Dogs, cats, birds, and fish. The standard choices for a pet. I grew up with Dogs. Only two really. The first one was Teddy, a miniature schnauzer that my parents had before I was born. She was an incredible dog. She would let me dress her up in doll clothes and put her in cribs and strollers and she would stay there until I came and got her. She never once bit me. My mom walked her without a leash and she was trusted outside all day with no supervision and never once ran away. Ok maybe once, but only because she was afraid in the storm because no one let her back in…whoops. I loved that dog. I would have dreams that she died and wake up balling my eyes out. I was an only child so I can only imagine our bond had something to do with the fact that she was my furry sister, the closest thing to a real sibling I would have until I adopted two brothers when I married Eric. I remember the day I came home from school in the sixth grade and there was no Teddy. My dad had taken her to be put down. She was thirteen years old and couldn’t see very well anymore. My mom and I cried for months.
Then there was Toto. (Yes we have a thing for T names that should probably be boy names for female dogs). Toto was the opposite of Teddy in many ways. Black instead of grey, bad instead of good, runaway instead of faithful follower. Toto is adorable and thats probably the only reason she’s still breathing. She pees and poops in the basement, runs away almost weekly, and only listens when she feels like it. I think she thinks she’s a cat. Toto was only my problem during high school and then I moved out and was pet free for a couple years until I got married.
Shortly after Eric and I got married his brother adopted a grey cat from the humane society and we often got to cat sit.
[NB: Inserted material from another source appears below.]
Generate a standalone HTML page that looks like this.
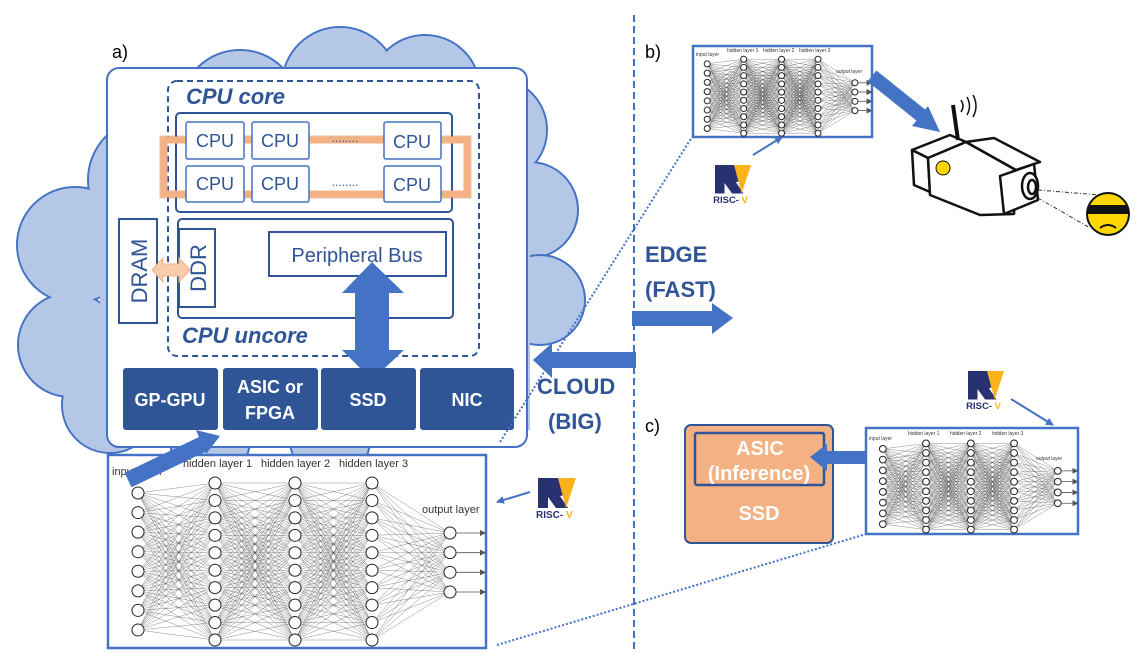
<!DOCTYPE html>
<html><head><meta charset="utf-8">
<style>
html,body{margin:0;padding:0;background:#fff;}
svg{display:block;}
text{font-family:"Liberation Sans",sans-serif;}
.nnt{font-family:"Liberation Serif",serif;fill:#333;}
</style></head>
<body>
<svg id="s" width="1137" height="653" viewBox="0 0 1137 653" xmlns="http://www.w3.org/2000/svg">
<defs>
<marker id="ah" markerWidth="8" markerHeight="8" refX="7" refY="4" orient="auto" markerUnits="userSpaceOnUse"><path d="M0,0 L8,4 L0,8 z" fill="#4472c4"/></marker>
<marker id="sa" markerWidth="6" markerHeight="6" refX="5" refY="3" orient="auto" markerUnits="userSpaceOnUse"><path d="M0,0 L6,3 L0,6 z" fill="#555"/></marker>
</defs>
<!-- cloud -->
<g fill="#b4c7e7" stroke="#4472c4" stroke-width="2">
<circle cx="150" cy="180" r="62"/>
<circle cx="240" cy="110" r="60"/>
<circle cx="340" cy="85" r="58"/>
<circle cx="425" cy="90" r="55"/>
<circle cx="495" cy="130" r="52"/>
<circle cx="530" cy="210" r="48"/>
<circle cx="540" cy="300" r="45"/>
<circle cx="75" cy="245" r="58"/>
<circle cx="70" cy="345" r="52"/>
<circle cx="110" cy="405" r="48"/>
<circle cx="210" cy="440" r="40"/>
<circle cx="330" cy="440" r="40"/>
</g>
<g fill="#b4c7e7"><circle cx="150" cy="180" r="61"/><circle cx="75" cy="245" r="57"/><circle cx="70" cy="345" r="51"/><circle cx="240" cy="110" r="59"/><circle cx="340" cy="85" r="57"/><circle cx="425" cy="90" r="54"/><circle cx="495" cy="130" r="51"/><circle cx="110" cy="405" r="47"/><rect x="100" y="165" width="430" height="265"/></g>
<text x="112" y="58" font-size="18" fill="#000">a)</text>
<!-- main box -->
<rect x="107" y="68" width="420" height="379" rx="12" fill="#fff" stroke="#4472c4" stroke-width="2"/>
<rect x="168" y="81" width="311" height="275" rx="9" fill="none" stroke="#2f5597" stroke-width="2" stroke-dasharray="6,4"/>
<text x="186" y="104" font-size="22" font-weight="bold" font-style="italic" fill="#2f5597">CPU core</text>
<rect x="176" y="113" width="276" height="99" rx="4" fill="none" stroke="#2f5597" stroke-width="2"/>
<rect x="164" y="140" width="303" height="54" fill="none" stroke="#f4b183" stroke-width="7"/>
<rect x="160" y="136" width="311" height="62" fill="none" stroke="#c55a11" stroke-width="0.6" opacity="0.6"/>
<g fill="#fff" stroke="#4472c4" stroke-width="1.5">
<rect x="186" y="122" width="58" height="37" rx="2"/><rect x="252" y="122" width="57" height="37" rx="2"/><rect x="384" y="122" width="57" height="37" rx="2"/>
<rect x="186" y="166" width="58" height="36" rx="2"/><rect x="252" y="166" width="57" height="36" rx="2"/><rect x="384" y="166" width="57" height="36" rx="2"/>
</g>
<g font-size="18" fill="#2f5597" text-anchor="middle">
<text x="215" y="147">CPU</text><text x="280" y="147">CPU</text><text x="412" y="148">CPU</text>
<text x="215" y="190">CPU</text><text x="280" y="190">CPU</text><text x="412" y="191">CPU</text>
<text x="345" y="142" font-size="12">........</text><text x="345" y="186" font-size="12">........</text>
</g>
<rect x="178" y="219" width="275" height="99" rx="4" fill="none" stroke="#2f5597" stroke-width="2"/>
<rect x="179" y="229" width="36" height="78" fill="#fff" stroke="#2f5597" stroke-width="2"/>
<text transform="translate(206,268) rotate(-90)" font-size="22" fill="#2f5597" text-anchor="middle">DDR</text>
<rect x="119" y="219" width="38" height="104" fill="#fff" stroke="#2f5597" stroke-width="2"/>
<text transform="translate(147,271) rotate(-90)" font-size="22" fill="#2f5597" text-anchor="middle">DRAM</text>
<rect x="269" y="232" width="177" height="44" fill="#fff" stroke="#2f5597" stroke-width="2"/>
<text x="357" y="262" font-size="20" fill="#2f5597" text-anchor="middle">Peripheral Bus</text>
<polygon points="152,270 163,258 163,264 179,264 179,258 190,270 179,282 179,276 163,276 163,282" fill="#f8cbad" stroke="#f4b183"/>
<text x="182" y="343" font-size="22" font-weight="bold" font-style="italic" fill="#2f5597">CPU uncore</text>
<polygon points="372,262 404,293 389,293 389,350 404,350 372,380 342,350 355,350 355,293 342,293" fill="#4472c4"/>
<g fill="#2f5597"><rect x="123" y="368" width="95" height="62" rx="3"/><rect x="223" y="368" width="95" height="62" rx="3"/><rect x="321" y="368" width="95" height="62" rx="3"/><rect x="420" y="368" width="94" height="62" rx="3"/></g>
<g fill="#fff" font-size="18" font-weight="bold" text-anchor="middle">
<text x="170" y="406">GP-GPU</text><text x="270" y="393">ASIC or</text><text x="270" y="419">FPGA</text><text x="368" y="406">SSD</text><text x="467" y="406">NIC</text>
</g>
<!-- dashed divider -->
<line x1="634" y1="15" x2="634" y2="653" stroke="#4472c4" stroke-width="2" stroke-dasharray="7,4"/>
<!-- dotted lines -->
<line x1="500" y1="442" x2="692" y2="137" stroke="#4472c4" stroke-width="2" stroke-dasharray="2,2"/>
<line x1="497" y1="645" x2="866" y2="534" stroke="#4472c4" stroke-width="2" stroke-dasharray="2,2"/>
<!-- NN boxes -->
<rect x="108" y="455" width="378" height="193" fill="#fff" stroke="#4472c4" stroke-width="2.5"/>
<rect x="693" y="46" width="179" height="91" fill="#fff" stroke="#4472c4" stroke-width="2.5"/>
<rect x="866" y="428" width="212" height="106" fill="#fff" stroke="#4472c4" stroke-width="2.5"/>
<g id="nns"></g>
<g class="nnt" font-size="11">
<text x="112" y="475">input layer</text><text x="183" y="467">hidden layer 1</text><text x="261" y="467">hidden layer 2</text><text x="339" y="467">hidden layer 3</text><text x="422" y="513">output layer</text>
</g>
<g class="nnt" font-size="5">
<text x="696" y="56">input layer</text><text x="727" y="52">hidden layer 1</text><text x="763" y="52">hidden layer 2</text><text x="799" y="52">hidden layer 3</text><text x="836" y="73">output layer</text>
<text x="869" y="440">input layer</text><text x="908" y="435">hidden layer 1</text><text x="950" y="435">hidden layer 2</text><text x="992" y="435">hidden layer 3</text><text x="1036" y="460">output layer</text>
</g>
<!-- blue arrow into box a -->
<line x1="128" y1="480" x2="205" y2="443" stroke="#4472c4" stroke-width="16"/>
<polygon points="220,436 196,430 206,454" fill="#4472c4"/>
<!-- CLOUD arrow -->
<polygon points="636,352 552,352 552,343 533,360 552,378 552,368 636,368" fill="#4472c4"/>
<text x="537" y="394" font-size="22" font-weight="bold" fill="#2f5597">CLOUD</text>
<text x="548" y="429" font-size="22" font-weight="bold" fill="#2f5597">(BIG)</text>
<!-- EDGE -->
<text x="645" y="262" font-size="22" font-weight="bold" fill="#2f5597">EDGE</text>
<text x="645" y="297" font-size="22" font-weight="bold" fill="#2f5597">(FAST)</text>
<polygon points="632,311 712,311 712,303 733,318 712,334 712,326 632,326" fill="#4472c4"/>
<text x="645" y="58" font-size="18" fill="#000">b)</text>
<text x="645" y="432" font-size="18" fill="#000">c)</text>
<!-- b arrow to camera -->
<line x1="872" y1="76" x2="922" y2="116" stroke="#4472c4" stroke-width="14"/>
<polygon points="940,132 912,126 928,106" fill="#4472c4"/>
<!-- camera -->
<g stroke="#111" stroke-width="2.5" fill="#fff" stroke-linejoin="round">
<polygon points="912,150 950,135 966,142 928,158"/>
<polygon points="912,150 928,158 930,192 914,185"/>
<polygon points="928,158 966,142 1016,170 1014,214 980,215 930,195"/>
<polygon points="966,142 1016,170 1040,162 994,138"/>
<polygon points="1000,176 1034,164 1038,200 1004,214"/>
<ellipse cx="1030" cy="186" rx="8" ry="13"/>
<ellipse cx="1032" cy="187" rx="4" ry="7"/>
</g>
<line x1="958" y1="140" x2="953" y2="105" stroke="#111" stroke-width="4"/>
<g fill="none" stroke="#111" stroke-width="1.5"><path d="M961,100 q4,6 0,12"/><path d="M967,97 q5,9 0,18"/><path d="M973,95 q6,11 0,22"/></g>
<circle cx="943" cy="168" r="7" fill="#ffd700" stroke="#111"/>
<g stroke="#333" stroke-width="1" stroke-dasharray="4,2,1,2"><line x1="1038" y1="190" x2="1100" y2="195"/><line x1="1038" y1="198" x2="1090" y2="228"/></g>
<circle cx="1108" cy="214" r="21" fill="#ffd700" stroke="#111" stroke-width="2"/>
<rect x="1088" y="205" width="40" height="9" fill="#111"/>
<path d="M1100,228 q8,-6 16,0" fill="none" stroke="#111" stroke-width="2"/>
<!-- c SSD -->
<rect x="685" y="425" width="148" height="118" rx="6" fill="#f4b183" stroke="#2f5597" stroke-width="2"/>
<rect x="695" y="433" width="129" height="52" rx="2" fill="#f4b183" stroke="#2f5597" stroke-width="2.5"/>
<g fill="#fff" font-size="20" font-weight="bold" text-anchor="middle"><text x="760" y="455">ASIC</text><text x="759" y="480">(Inference)</text><text x="759" y="520">SSD</text></g>
<polygon points="866,451 827,451 827,444 810,457 827,471 827,464 866,464" fill="#4472c4"/>
<!-- RISC-V logos -->
<g id="rv"></g>
<line x1="530" y1="492" x2="497" y2="502" stroke="#4472c4" stroke-width="2" marker-end="url(#ah)"/>
<line x1="753" y1="155" x2="782" y2="137" stroke="#4472c4" stroke-width="2" marker-end="url(#ah)"/>
<line x1="1011" y1="399" x2="1053" y2="425" stroke="#4472c4" stroke-width="2" marker-end="url(#ah)"/>
</svg>
<script>
var NS="http://www.w3.org/2000/svg",g=document.getElementById("nns");
function el(t,a,p){var e=document.createElementNS(NS,t);for(var k in a)e.setAttribute(k,a[k]);(p||g).appendChild(e);return e;}
function nn(ox,oy,sx,sy,r){
 var L=[[30,38,175,8],[107,28,185,10],[187,28,185,10],[264,28,185,10],[342,78,137,4]];
 var P=L.map(function(l){var a=[];for(var i=0;i<l[3];i++)a.push([ox+l[0]*sx,oy+(l[1]+(l[2]-l[1])*i/(l[3]-1))*sy]);return a;});
 var s="";
 for(var k=0;k<4;k++)P[k].forEach(function(a){P[k+1].forEach(function(b){s+="M"+a[0].toFixed(1)+","+a[1].toFixed(1)+"L"+b[0].toFixed(1)+","+b[1].toFixed(1);});});
 el("path",{d:s,stroke:"#333","stroke-width":0.35,fill:"none",opacity:0.8});
 P.forEach(function(l){l.forEach(function(p){el("circle",{cx:p[0],cy:p[1],r:r,fill:"#fff",stroke:"#222","stroke-width":1});});});
 P[4].forEach(function(p){el("line",{x1:p[0]+r,y1:p[1],x2:p[0]+35*sx,y2:p[1],stroke:"#555","stroke-width":0.8,"marker-end":"url(#sa)"});});
}
nn(108,455,1,1,6);
nn(693,46,179/378,91/193,3);
nn(866,428,212/378,106/193,3.4);
var rv=document.getElementById("rv");
function logo(x,y,s){
 var gg=el("g",{transform:"translate("+x+","+y+") scale("+s+")"},rv);
 el("path",{d:"M0,0 L22,0 Q30,0 30,9 Q30,17 22,18 L30,30 L18,30 L10,19 L10,30 L0,30 Z",fill:"#283272"},gg);
 el("path",{d:"M20,0 L38,0 L28,30 Z",fill:"#fbb21b"},gg);
 var t=el("text",{x:-2,y:40,"font-size":10,"font-weight":"bold",fill:"#283272"},gg);t.textContent="RISC-";
 var t2=el("text",{x:28,y:40,"font-size":10,"font-weight":"bold",fill:"#fbb21b"},gg);t2.textContent="V";
}
logo(538,478,1);logo(715,165,0.95);logo(968,371,0.95);
</script>
</body></html>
Soon after our brief encounters with Johnny, the little grey cat, Eric was hooked and before I could say “I’m not a cat person and neither are you” we were on our way to the humane society. I still remember the day we brought home our little black Dexter. He was from a litter of 4. Two girls, two boys, three black and one grey with blue eyes. We were attracted to the beautiful grey striped brother but he was too preoccupied with himself. It didn’t take long and Dexter was up in Eric’s lap fast asleep. I still say he chose us. $189 later and a screaming car ride home he was ours and we loved the poop out of him. He was a shoulder cat for a long time until he reached over ten pounds and just didn’t fit any more. He was and still is a neutral distraction to diffuse a fight, a snuggler on lonely rainy days, and he provides entertainment for company. He had his share of vet bills though. The poor little had anxiety and would (and still sometimes does) rip out chunks of fur from his back legs and belly and has a sensitive tummy, but we love him dearly. His anxiety greatly decreased upon the arrival of our California cat, Davy.
We adopted Davy from someone in Roseville when she was 3 months old for a meagre $15. Money well spent. She is a tortoise shell cat and man does she have an attitude. Introducing the two cats to each other was what I imagine having a new born baby is like in some respects. I had to keep them separated and slowly introduce their scents to each other and then a little face time each day. They hated each other at first. There was so much hissing and growling and fighting and I felt like such a bad cat mom. But eventually they got used to each other and now its not uncommon to find them cuddling on the couch or grooming each other. Davy is so different than Dexter. Where Dexter is quiet and keeps mostly to himself Davy is loud and always climbing on my lap. While dexter throws up from too much crumbs Davy is a garbage disposal, eating everything in sight with no ill effects. She is definitely mama’s cat. She sleeps with me every night and talks to me (aka yells at me) every time I come home to the apartment. She is the cutest and tiniest full grown cat I’ve ever seen but has the most hideous garbled meow. Every time someone goes into the bathroom she runs in, hops up on the sink, and gives a blood curdling meow because she wants that someone to turn on the tap so she can have some fresh running water. Only the best for her.
Having pets means having companionship and an outlet for love. Now that Ive had dogs and cats I think I honestly prefer cats. They have so much more personality and are much more mobile and fun to watch. Davy’s constant nudging and walking over my electronics reminds me to put my phone and computer away and be in the moment. Dexters early morning cry reminds me there is somebody depending on me and reminds me that my life has purpose, not just to feed my cats but beyond my front door as well. Having pets teaches you responsibility and teaches you how to care for others. I love watching Eric play with the cats. You can tell so much about someone by the way they interact with pets. Do they ignore the animals obvious discomfort and hold them anyways or do they respect their fear or discomfort and admire them from a distance. Are they fearful? disgusted? annoyed? I believe pets are such a blessing and help curb strong negative emotions and provide a protective factor from mental health issues. I don’t think I will ever not have a pet.